If I were to offer advice to any aspiring designer it would be to get a decent accountant and learn about finance. You might be the greatest designer in the world but you still need to understand the commercial imperatives. You can be Paul Smith or Ossie Clark – it’s up to you, but it’s cash that will make the difference. Not being murdered by your Italian lover also helps. Another option is to have a rich daddy, become friends with a supermodel or act in a few bad movies.
The colleges, industry and British Fashion Council could do far more to help. Things are getting better but a concerted effort to improve business skills within fashion would pay huge dividends in the long run. Perhaps the great and the good could set up a summer school to give intensive training in the business. It might just begin to redress the balance after all those ideas that the High St just happened to ‘borrow’ from the independent labels.

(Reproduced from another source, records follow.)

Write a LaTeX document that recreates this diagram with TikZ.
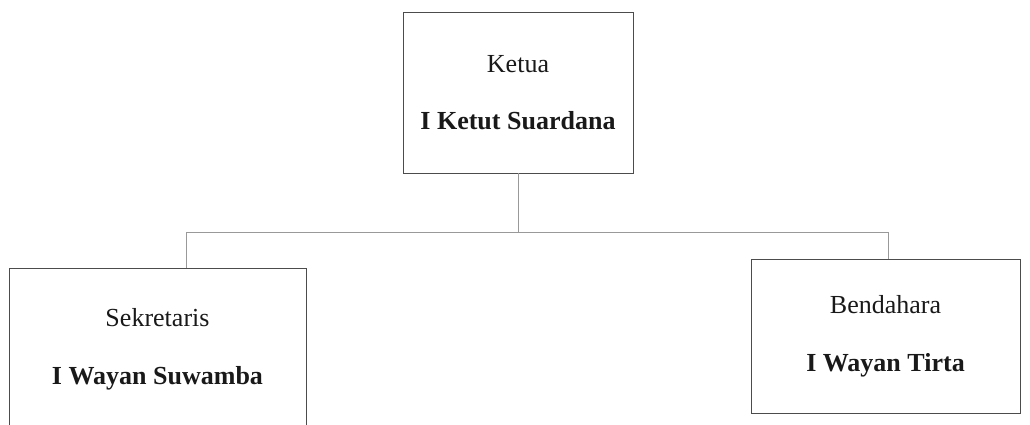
\documentclass[tikz,border=0pt]{standalone}
\usepackage{fontspec}
\setmainfont{Liberation Serif}
\usetikzlibrary{positioning}
\tikzstyle{jabatan} = [rectangle, draw=black!70, line width=0.6pt, align=center, inner sep=0pt, font=\fontsize{18.5}{21}\selectfont, text=black!90]
\tikzstyle{garis} = [draw=black!40, line width=0.5pt]

\begin{document}
\begin{tikzpicture}[x=0.025cm, y=-0.025cm]
\useasboundingbox (0,0) rectangle (1030,424);

%Ketua
\node[jabatan, minimum width=5.75cm, minimum height=4.025cm] (ketua) at (518,92.5) {Ketua\\[20pt]\textbf{I Ketut Suardana}};

%Sekretaris
\node[jabatan, minimum width=7.425cm, minimum height=4.05cm] (sekretaris) at (157.5,349) {Sekretaris\\[20pt]\textbf{I Wayan Suwamba}};

%Bendahara
\node[jabatan, minimum width=6.725cm, minimum height=3.85cm] (bendahara) at (885.5,336) {Bendahara\\[20pt]\textbf{I Wayan Tirta}};

%garis
\coordinate (kiri) at (186,232);
\coordinate (kanan) at (888,232);
\draw[garis] (ketua.south) -- (ketua.south |- kiri);
\draw[garis] (kiri) -- (kanan);
\draw[garis] (kiri) -- (kiri |- sekretaris.north);
\draw[garis] (kanan) -- (kanan |- bendahara.north);

\end{tikzpicture}
\end{document}
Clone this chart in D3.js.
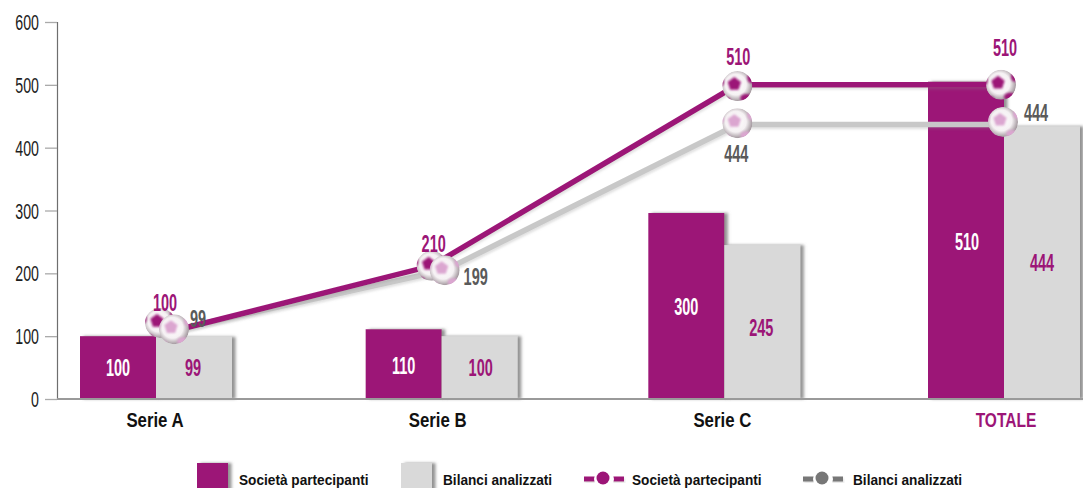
<!DOCTYPE html>
<html><head><meta charset="utf-8">
<script src="https://cdn.jsdelivr.net/npm/d3@7/dist/d3.min.js"></script>
<style>html,body{margin:0;padding:0;background:#fff;overflow:hidden}svg{display:block}text{font-family:"Liberation Sans",Arial,sans-serif}</style>
</head><body><div id="c"></div>
<script>
const categories = ["Serie A","Serie B","Serie C","TOTALE"];
const yTicks = [0,100,200,300,400,500,600];
// bar heights as drawn, and the labels printed on them
const barSocieta = [100,111,296,505];
const barBilanci = [99,100,245,434];
const barSocietaLabels = ["100","110","300","510"];
const barBilanciLabels = ["99","100","245","444"];
// line vertices and ball positions as drawn
const lineSocieta = [103,212,500,500];
const lineBilanci = [110,205,437,437];
const ballSocieta = [121,212,498,500];
const ballBilanci = [111,205,439,441];
const lineSocietaLabels = ["100","210","510","510"];
const lineBilanciLabels = ["99","199","444","444"];
const legendNames = ["Società partecipanti","Bilanci analizzati"];

const W=1083,H=488, PURPLE="#9c1577", BARGREY="#d9d9d9", LINEGREY="#c8c8c8", DARK="#5a5a5a";
const svg=d3.select("#c").append("svg").attr("width",W).attr("height",H);
const x=d3.scalePoint().domain(categories).range([156,1004]);
const y=d3.scaleLinear().domain([0,600]).range([399,22]);
// per-category layout nudges (px)
const barNudge=[0,3,3,0], socNudge=[4,-7,16,-3], bilNudge=[18,6,16,-1];
const barW=76;
const defs=svg.append("defs");
const shadow=defs.append("filter").attr("id","barShadow").attr("x","-20%").attr("y","-20%").attr("width","150%").attr("height","140%");
shadow.append("feDropShadow").attr("dx",3.5).attr("dy",0).attr("stdDeviation",1.6).attr("flood-color","#777").attr("flood-opacity",.8);
const lineSh=defs.append("filter").attr("id","lineShadow").attr("x","-5%").attr("y","-10%").attr("width","110%").attr("height","125%");
lineSh.append("feDropShadow").attr("dx",1).attr("dy",2).attr("stdDeviation",1).attr("flood-color","#888").attr("flood-opacity",.25);
defs.append("filter").attr("id","spotBlur").attr("x","-30%").attr("y","-30%").attr("width","160%").attr("height","160%").append("feGaussianBlur").attr("stdDeviation",1.1);
const grad=defs.append("radialGradient").attr("id","ballGrad").attr("cx","45%").attr("cy","45%").attr("r","56%");
grad.append("stop").attr("offset","0%").attr("stop-color","#fff");
grad.append("stop").attr("offset","62%").attr("stop-color","#f5f1f3");
grad.append("stop").attr("offset","100%").attr("stop-color","#a0959b");
const clip=defs.append("clipPath").attr("id","ballClip");
clip.append("circle").attr("r",15);

function squeeze(sel,sx){ // narrow condensed lettering
  sel.each(function(){
    const t=d3.select(this), px=+t.attr("data-x"), py=+t.attr("data-y");
    t.attr("transform",`translate(${px},${py}) scale(${sx},1)`);
  });
}
function label(g,str,px,py,opt){
  const t=g.append("text").text(str).attr("data-x",px).attr("data-y",py)
    .attr("text-anchor",opt.anchor||"middle").attr("font-size",opt.size)
    .attr("font-weight",opt.weight||"bold").attr("fill",opt.fill);
  squeeze(t,opt.sx);
  return t;
}

// bars
const bars=svg.append("g");
const cx=i=>x(categories[i])+barNudge[i];
bars.selectAll("rect.s").data(barSocieta).join("rect").attr("class","s")
  .attr("x",(d,i)=>cx(i)-barW).attr("y",d=>y(d)).attr("width",barW).attr("height",d=>y(0)-y(d))
  .attr("fill",PURPLE).attr("filter","url(#barShadow)");
bars.selectAll("rect.b").data(barBilanci).join("rect").attr("class","b")
  .attr("x",(d,i)=>cx(i)).attr("y",d=>y(d)).attr("width",barW).attr("height",d=>y(0)-y(d))
  .attr("fill",BARGREY).attr("filter","url(#barShadow)");

// axes
const axisG=svg.append("g").attr("transform","translate(57,0)")
  .call(d3.axisLeft(y).tickValues(yTicks).tickSize(12).tickPadding(4));
axisG.select(".domain").attr("stroke","#6e6e6e").attr("stroke-width",1.2);
axisG.selectAll(".tick line").attr("stroke","#aaaaaa").attr("stroke-width",1.3);
axisG.selectAll(".tick text").each(function(d){
  const t=d3.select(this);
  t.attr("data-x",-18).attr("data-y",7.5).attr("x",null).attr("dy",null).attr("y",null)
   .attr("text-anchor","end").attr("font-size",22.5).attr("fill","#1c1c1c").attr("font-family",'"Liberation Sans"');
}).call(squeeze,.63);
svg.append("line").attr("x1",57).attr("x2",W).attr("y1",y(0)).attr("y2",y(0)).attr("stroke","#9a9a9a").attr("stroke-width",2);

// bar value labels
const bl=svg.append("g");
const barTextNudge=[0,1,0,1], barTextNudge2=[0,0,5,0], barTextX2=[0,2,0,1];
barSocietaLabels.forEach((s,i)=>label(bl,s,cx(i)-barW/2+(i==3?1:0),y(barSocieta[i]/2)+8.5+barTextNudge[i],{size:23,fill:"#fff",sx:.63}));
barBilanciLabels.forEach((s,i)=>label(bl,s,cx(i)+barW/2-1+barTextX2[i],y(barBilanci[i]/2)+8.5+barTextNudge2[i],{size:23,fill:PURPLE,sx:.63}));

// lines
const lineGen=(nudge)=>d3.line().x((d,i)=>x(categories[i])+nudge[i]).y(d=>y(d));
svg.append("path").datum(lineBilanci).attr("d",lineGen(bilNudge)).attr("fill","none").attr("stroke",LINEGREY).attr("stroke-width",5.5).attr("filter","url(#lineShadow)");
svg.append("path").datum(lineSocieta).attr("d",lineGen(socNudge)).attr("fill","none").attr("stroke",PURPLE).attr("stroke-width",5.5).attr("filter","url(#lineShadow)");

// balls
function ball(g,px,py,col){
  const b=g.append("g").attr("transform",`translate(${px},${py})`);
  const c=b.append("g").attr("clip-path","url(#ballClip)");
  c.append("circle").attr("r",15).attr("fill","url(#ballGrad)");
  const spots=c.append("g").attr("filter","url(#spotBlur)").attr("fill",col);
  const pent=d3.range(5).map(k=>{const a=-Math.PI/2+k*2*Math.PI/5;return [7*Math.cos(a),7*Math.sin(a)];});
  spots.append("polygon").attr("points",pent.map(p=>[p[0]-3,p[1]-2].join(",")).join(" "));
  [[14,-8,4,5],[9,12,6,4],[-11,14,4,2.5],[-16,-4,2.5,4]].forEach(s=>
    spots.append("ellipse").attr("cx",s[0]).attr("cy",s[1]).attr("rx",s[2]).attr("ry",s[3]));
}
const balls=svg.append("g");
ballSocieta.forEach((v,i)=>ball(balls,x(categories[i])+socNudge[i],y(v),PURPLE));
ballBilanci.forEach((v,i)=>ball(balls,x(categories[i])+bilNudge[i],y(v),"#dba6d0"));

// point labels
const socLab=[[5,-12],[2,-14],[1,-21],[4,-29]], bilLab=[[24,-2],[31,15],[-1,39],[33,-1]];
const pl=svg.append("g");
lineSocietaLabels.forEach((s,i)=>label(pl,s,x(categories[i])+socNudge[i]+socLab[i][0],y(ballSocieta[i])+socLab[i][1],{size:23,fill:PURPLE,sx:.63}));
lineBilanciLabels.forEach((s,i)=>label(pl,s,x(categories[i])+bilNudge[i]+bilLab[i][0],y(ballBilanci[i])+bilLab[i][1],{size:23,fill:DARK,sx:.63}));

// category labels
const cl=svg.append("g");
const catX=[-1,-1,1,2], catSx=[.8,.8,.8,.74];
categories.forEach((c,i)=>label(cl,c,x(c)+catX[i],427,{size:21,fill:i==3?PURPLE:"#111",sx:catSx[i]}));

// legend
const lg=svg.append("g");
[[197,PURPLE,239],[401,BARGREY,443]].forEach((r,i)=>{
  lg.append("rect").attr("x",r[0]).attr("y",463).attr("width",31).attr("height",30).attr("fill",r[1]).attr("filter","url(#barShadow)");
  label(lg,legendNames[i],r[2],485,{size:15,fill:"#111",sx:.91,anchor:"start"});
});
[[584,PURPLE,604,632,legendNames[0]],[803,"#777",823,853,legendNames[1]]].forEach(r=>{
  lg.append("rect").attr("x",r[0]).attr("width",40).attr("y",476.5).attr("height",5).attr("fill",r[1]).attr("filter","url(#lineShadow)");
  lg.append("circle").attr("cx",r[2]).attr("cy",479).attr("r",10).attr("fill","#fff");
  lg.append("circle").attr("cx",r[2]-1).attr("cy",478).attr("r",6.5).attr("fill",r[1]);
  label(lg,r[4],r[3],485,{size:15,fill:"#111",sx:.91,anchor:"start"});
});
</script></body></html>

Now that it’s all over, I genuinely hope that someone will recognise Sarah’s talent and enable her to be the best that she can be. She has a rare gift. She designs beautiful dresses that make women feel special – that create an emotional connection. She has a unique signature and her digital prints are truly works of art. Importantly, her clothes appeal to women of all ages and all sizes – real women not just pipe cleaners. Perhaps one day she will have the success that we always dreamed about. Perhaps one day, someone will be able to support her properly.
As for me, I’m a lucky man. I’m getting married to Fiona, who I love and who has always been there for me. I have two lovely boys, Finn & Rufus, who bring me more joy than I have ever known. I’m doing a bit of marketing consultancy and working on a few magazine features. Plus eventually I’d love to write a novel. I’ve seen ‘The Devil Wears Prada’ and frankly if a plot as thin as single georgette can succeed, then why can’t mine?
Whatever I do, I will never regret my time spent amidst fashion’s foolery. I travelled to some great places, met some amazing characters, had some wild nights and made some lifelong friends. I had to put my house on the line to do it and I will be repaying my debts for years to come, but at least I tried. At least, for a brief moment, we created some beauty in the world and made people happy. That has to count for something.
My favourite moment? Showing at the Ritz in Paris. Each season, the very posh and very French organisers would cover the swimming pool in the basement for the trade show, which was closed off to the guests. One day, an elderly gentleman appeared, Mr Ben like, from a side door, dressed only in swimming trunks and a robe with a towel neatly folded under his arm. He proceeded to walk up one the aisles before, suddenly realising where he was, he turned and walked with a dignified step and a wry smile back to the door and disappeared. It was the best catwalk I’ve ever seen. Not quite, the emperor’s new clothes but even hardened fashionistas managed to laugh that day. After all. It is only fashion, darling – only fashion.